● **Task details**: Extract the first line of the entries below and every line after it up to the one containing "(ruleL) -- (ruleR);", both kept. Pictures are excluded.

[start]

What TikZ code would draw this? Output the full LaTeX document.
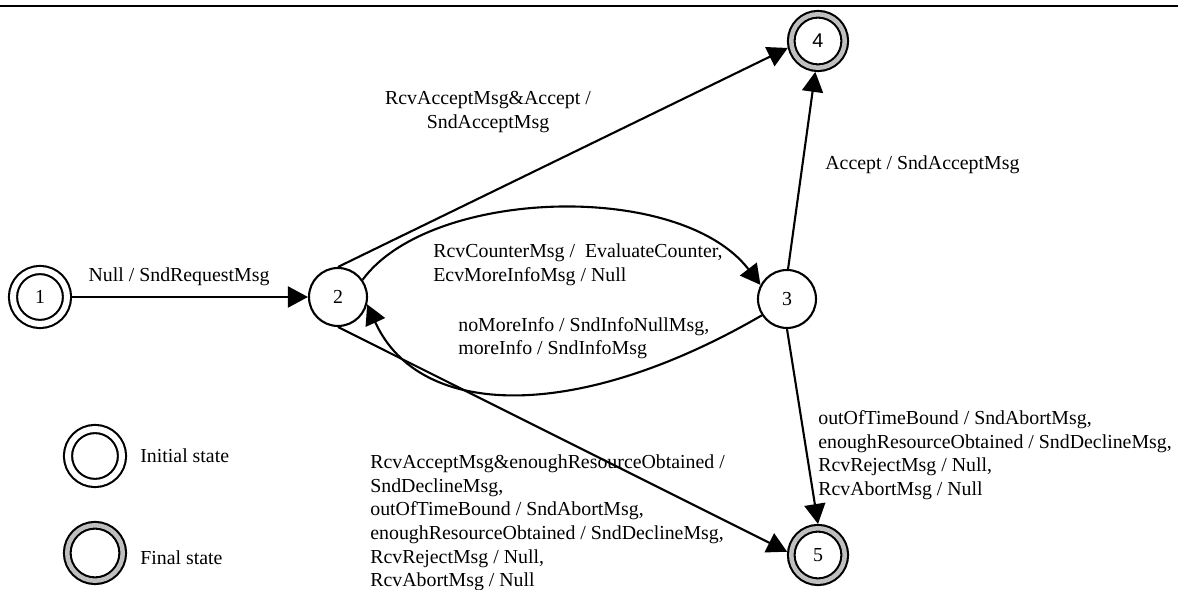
\documentclass[tikz,border=0pt]{standalone}
\usepackage{fontspec}
\setmainfont{Liberation Serif}
\setsansfont{Liberation Sans}
\usetikzlibrary{positioning}
\usetikzlibrary{arrows.meta}
\def\thickness{very thick}
\tikzset{
state/.style={draw,circle,inner sep=0pt,minimum size=1.16cm,\thickness},
initstate/.style={draw,circle,inner sep=0pt,double,double distance=0.12cm,minimum size=1.08cm,outer sep=0.1cm,\thickness},
finalstate/.style={draw,circle,inner sep=0pt,double=black!25,double distance=0.09cm,minimum size=1.07cm,outer sep=0.085cm,\thickness},
trans/.style={\thickness,-{Triangle[length=0.4cm,width=0.42cm]}},
txt/.style={inner sep=0pt,align=left,anchor=west},
}
\begin{document}
\begin{tikzpicture}[x=0.02cm,y=-0.02cm,font=\fontsize{11.3}{13.4}\selectfont]
\useasboundingbox (0,0) rectangle (1178,590);
\coordinate (ruleL) at (0,6);
\coordinate (ruleR) at (1178,6);
\draw[\thickness] (ruleL) -- (ruleR);

\node[initstate] (1) at (40,297) {1};
\node[state] (2) at (338,297) {2};
\node[state] (3) at (787,299) {3};
\node[finalstate] (4) at (818,41) {\sffamily 4};
\node[finalstate] (5) at (818,555) {5};

%
\draw[trans] (1) -- (2);
\draw[trans] (2.north) -- (4.193);
\draw[trans] (3.88) -- (4.265);
\draw[trans] (2.35) .. controls (430,188) and (680,180) .. (3.152);
\draw[trans] (3.213) .. controls (580,421) and (420,421) .. (2.346);
\draw[trans] (2.south) -- (5.174);
\draw[trans] (3.south) -- (5.north);

%
\node[inner sep=0pt] (l12) at (179,277) {Null / SndRequestMsg};
\node[inner sep=0pt,align=center] (l24) at (488,112) {RcvAcceptMsg\&Accept /\\SndAcceptMsg};
\node[txt] (l34) at (825,165) {Accept / SndAcceptMsg};
\node[txt] (l23) at (433,265) {RcvCounterMsg /\ \ EvaluateCounter,\\EcvMoreInfoMsg / Null};
\node[txt] (l32) at (458,338) {noMoreInfo / SndInfoNullMsg,\\moreInfo / SndInfoMsg};
\node[txt] (l35) at (818,455) {outOfTimeBound / SndAbortMsg,\\enoughResourceObtained / SndDeclineMsg,\\RcvRejectMsg / Null,\\RcvAbortMsg / Null};
\node[txt] (l25) at (370,523) {RcvAcceptMsg\&enoughResourceObtained /\\SndDeclineMsg,\\outOfTimeBound / SndAbortMsg,\\enoughResourceObtained / SndDeclineMsg,\\RcvRejectMsg / Null,\\RcvAbortMsg / Null};

%
\node[initstate] (initL) at (95,456) {};
\node[finalstate, minimum size=1.11cm] (finalL) at (95,553) {};
\node[txt, right=0.26cm of initL.east] {Initial state};
\node[txt, right=0.26cm of finalL.east, yshift=-0.1cm] {Final state};
\end{tikzpicture}
\end{document}
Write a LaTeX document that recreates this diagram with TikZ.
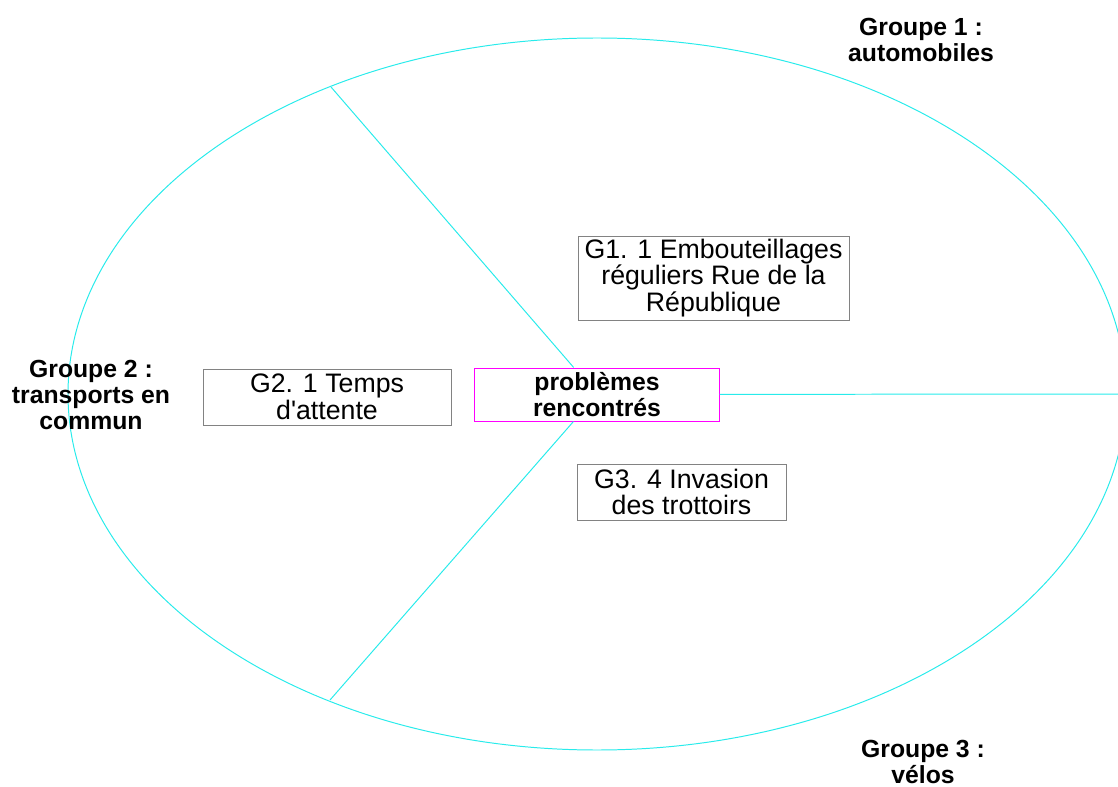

[end]

● **Full solution**:
What TikZ code would draw this? Output the full LaTeX document.
\documentclass[tikz,border=0pt]{standalone}
\usepackage{fontspec}
\setmainfont{Liberation Serif}
\setsansfont{Liberation Sans}
\usetikzlibrary{positioning}
\usetikzlibrary{arrows.meta}
\def\thickness{very thick}
\tikzset{
state/.style={draw,circle,inner sep=0pt,minimum size=1.16cm,\thickness},
initstate/.style={draw,circle,inner sep=0pt,double,double distance=0.12cm,minimum size=1.08cm,outer sep=0.1cm,\thickness},
finalstate/.style={draw,circle,inner sep=0pt,double=black!25,double distance=0.09cm,minimum size=1.07cm,outer sep=0.085cm,\thickness},
trans/.style={\thickness,-{Triangle[length=0.4cm,width=0.42cm]}},
txt/.style={inner sep=0pt,align=left,anchor=west},
}
\begin{document}
\begin{tikzpicture}[x=0.02cm,y=-0.02cm,font=\fontsize{11.3}{13.4}\selectfont]
\useasboundingbox (0,0) rectangle (1178,590);
\coordinate (ruleL) at (0,6);
\coordinate (ruleR) at (1178,6);
\draw[\thickness] (ruleL) -- (ruleR);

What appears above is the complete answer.